Gregory McCarthy, the Nationals’ vice president for community engagement, said the team considers the risk of going through the motions because of the sheer number of tributes.
“But you can also tell by the sincerity of the applause,” McCarthy said. “People don’t have to stand and applaud. They can continue to talk and eat if they want. They don’t. I don’t think it’s become perfunctory at all.
“Having said that, it is incumbent upon us to keep it fresh every year. We do make tweaks from time to time. We talked with the Secretary of the Navy when he was here last week about some new things we can do, because we don’t want to get stale. The tradition itself, I don’t think it will ever get stale.”
Memorial or promotion?
The authenticity of some military tributes at sporting events came into question earlier this month, when the Department of Defense was revealed to have used taxpayer money to pay teams to stage them.
Sen. Jeff Flake (R-Ariz.) brought the practice to light when he outlined how the New York Jets accepted $115,000 from the National Guard to host ceremonies, including one that recognized a “Hometown Hero” on the field. Flake requested detailed information on the practice from the Department of Defense. While the results have not returned, Flake’s office found that teams from every league, including the NCAA, have contracts with the Department of Defense. (A person with knowledge of Flake’s request said the Nationals are not one of them.)
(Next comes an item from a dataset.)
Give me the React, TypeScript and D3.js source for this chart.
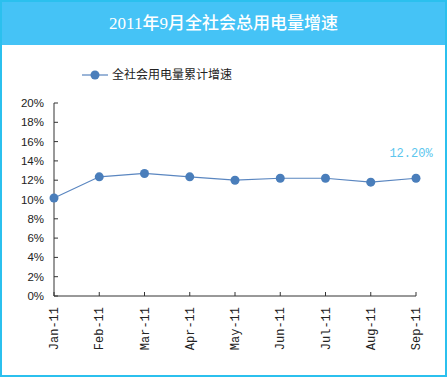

“Most of the teams do these salutes without compensation, without a contract,” Flake said. “Some may have a local sponsor for it, which they note, or they just do it as a goodwill gesture from the team. It’s always a popular item. It’s probably almost as popular as the Kiss Cam. There’s not a lack of patriotism at these games. People stand up during the Star-Spangled Banner, and that’s a great thing. When you have this sponsored by the taxpayer or by the military, it just kind of, I think, diminishes the efforts of the teams and other who do it on their own.”
Corporate sponsorship has in some instances blurred the significance of tributes. Before Game 1 of last year’s World Series, Major League Baseball sent a press release extolling seven different ceremonies involving the military. The list included the “Budweiser Our Hero Seats” and the “Bank of America Salute.” It allows for the callous interpretation that the ceremonies are merely advertising draped in the flag, that the soldiers and veterans on the field are being used as much as they are being honored.
In some cases the military has explicitly turned the ceremonies into a recruiting tool, making the prospect of being honored at a benefit to volunteering.
In a commercial for the Marines released this year, the camera takes the perspective of a Marine sitting on a subway train. A man asks, “So, why the Marines?” A montage flashes: Playing sports in childhood. Meeting a Marine recruiter. Pulling a rope at training. Blasting open a door in battle. Rescuing children from a war. Finally, his hands are holding and flapping a giant flag in the center of a massive football stadium, fireworks bursting in the sky.